Take every line from the first down to the line with "const newData = years.map((y, i)" and set it down exactly, without the pictures.

DATA:
** START **

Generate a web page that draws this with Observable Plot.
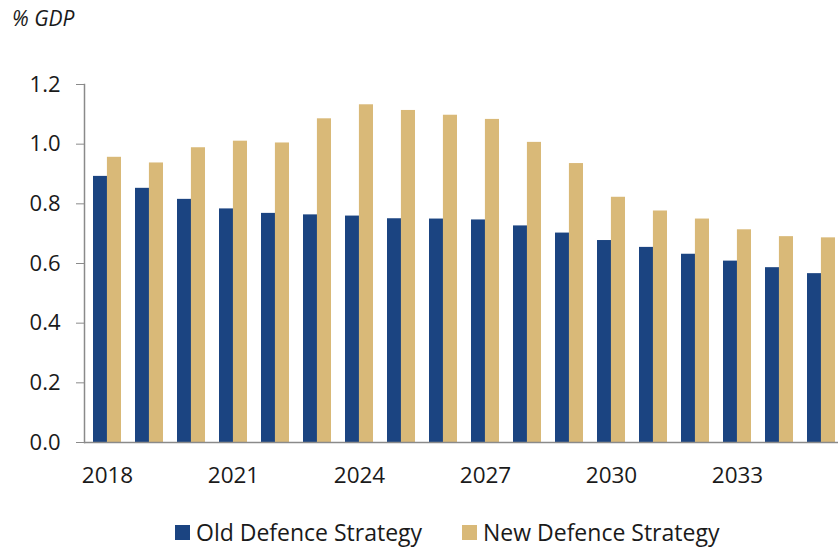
<!DOCTYPE html>
<html>
<head>
<meta charset="utf-8">
<script src="https://cdn.jsdelivr.net/npm/d3@7"></script>
<script src="https://cdn.jsdelivr.net/npm/@observablehq/plot@0.6"></script>
<style>
  html, body { margin: 0; padding: 0; background: #fff; overflow: hidden; }
  body { width: 838px; height: 548px; font-family: "Open Sans", sans-serif; color: #1a1a1a; }
  #title { height: 36px; line-height: 36px; padding-left: 12px; font-size: 21px; font-style: italic; }
  #legend { height: 32px; padding-top: 12px; display: flex; align-items: center; font-size: 23px; }
  .item { display: flex; align-items: center; }
  .sw { width: 15px; height: 15px; margin-right: 6px; }
</style>
</head>
<body>
<div id="title">% GDP</div>
<div id="chart"></div>
<div id="legend"></div>
<script>
const years = [2018,2019,2020,2021,2022,2023,2024,2025,2026,2027,2028,2029,2030,2031,2032,2033,2034,2035];
const oldStrategy = [0.892,0.852,0.815,0.783,0.768,0.763,0.759,0.750,0.749,0.746,0.726,0.702,0.677,0.654,0.631,0.608,0.586,0.566];
const newStrategy = [0.956,0.937,0.988,1.010,1.004,1.085,1.132,1.113,1.097,1.083,1.006,0.935,0.822,0.776,0.749,0.713,0.690,0.686];
const seriesNames = ["Old Defence Strategy", "New Defence Strategy"];
const colors = ["#1B4481", "#D9B978"];
const xTicks = [2018,2021,2024,2027,2030,2033];
const yTicks = [0,0.2,0.4,0.6,0.8,1.0,1.2];

const W = 838, ML = 84, MR = -5, PAD = 0.34;
const step = (W - ML - MR) / years.length;
const bw = step * (1 - PAD);

const oldData = years.map((y, i) => ({year: y, value: oldStrategy[i]}));
const newData = years.map((y, i) => ({year: y, value: newStrategy[i]}));

const chart = Plot.plot({
  width: W,
  height: 468,
  marginLeft: ML,
  marginRight: MR,
  marginTop: 48,
  marginBottom: 62,
  style: {fontFamily: "Open Sans, sans-serif", fontSize: "22px", color: "#1a1a1a", background: "#fff"},
  x: {domain: years, paddingInner: PAD, paddingOuter: PAD / 2, axis: null},
  y: {domain: [0, 1.2], axis: null},
  marks: [
    Plot.barY(oldData, {x: "year", y: "value", fill: colors[0], insetRight: bw / 2}),
    Plot.barY(newData, {x: "year", y: "value", fill: colors[1], insetLeft: bw / 2}),
    Plot.ruleY([0], {stroke: "#8a8a8a", strokeWidth: 1.5}),
    Plot.frame({anchor: "left", stroke: "#8a8a8a", strokeWidth: 1.5}),
    Plot.axisY({ticks: yTicks, tickSize: 8, tickPadding: 16, tickFormat: d3.format(".1f"), stroke: "#8a8a8a", label: null, fontSize: 22}),
    Plot.axisX({ticks: xTicks, tickSize: 0, tickPadding: 25, tickFormat: d => `${d}`, label: null, fontSize: 22.5})
  ]
});
document.getElementById("chart").appendChild(chart);

const legend = document.getElementById("legend");
const starts = [175, 462];
seriesNames.forEach((name, i) => {
  const item = document.createElement("div");
  item.className = "item";
  item.style.position = "absolute";
  item.style.left = starts[i] + "px";
  const sw = document.createElement("div");
  sw.className = "sw";
  sw.style.background = colors[i];
  const t = document.createElement("span");
  t.textContent = name;
  item.appendChild(sw);
  item.appendChild(t);
  legend.appendChild(item);
});
</script>
</body>
</html>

** END **

RESPONSE BELOW:
Generate a web page that draws this with Observable Plot.
<!DOCTYPE html>
<html>
<head>
<meta charset="utf-8">
<script src="https://cdn.jsdelivr.net/npm/d3@7"></script>
<script src="https://cdn.jsdelivr.net/npm/@observablehq/plot@0.6"></script>
<style>
  html, body { margin: 0; padding: 0; background: #fff; overflow: hidden; }
  body { width: 838px; height: 548px; font-family: "Open Sans", sans-serif; color: #1a1a1a; }
  #title { height: 36px; line-height: 36px; padding-left: 12px; font-size: 21px; font-style: italic; }
  #legend { height: 32px; padding-top: 12px; display: flex; align-items: center; font-size: 23px; }
  .item { display: flex; align-items: center; }
  .sw { width: 15px; height: 15px; margin-right: 6px; }
</style>
</head>
<body>
<div id="title">% GDP</div>
<div id="chart"></div>
<div id="legend"></div>
<script>
const years = [2018,2019,2020,2021,2022,2023,2024,2025,2026,2027,2028,2029,2030,2031,2032,2033,2034,2035];
const oldStrategy = [0.892,0.852,0.815,0.783,0.768,0.763,0.759,0.750,0.749,0.746,0.726,0.702,0.677,0.654,0.631,0.608,0.586,0.566];
const newStrategy = [0.956,0.937,0.988,1.010,1.004,1.085,1.132,1.113,1.097,1.083,1.006,0.935,0.822,0.776,0.749,0.713,0.690,0.686];
const seriesNames = ["Old Defence Strategy", "New Defence Strategy"];
const colors = ["#1B4481", "#D9B978"];
const xTicks = [2018,2021,2024,2027,2030,2033];
const yTicks = [0,0.2,0.4,0.6,0.8,1.0,1.2];

const W = 838, ML = 84, MR = -5, PAD = 0.34;
const step = (W - ML - MR) / years.length;
const bw = step * (1 - PAD);

const oldData = years.map((y, i) => ({year: y, value: oldStrategy[i]}));
const newData = years.map((y, i) => ({year: y, value: newStrategy[i]}));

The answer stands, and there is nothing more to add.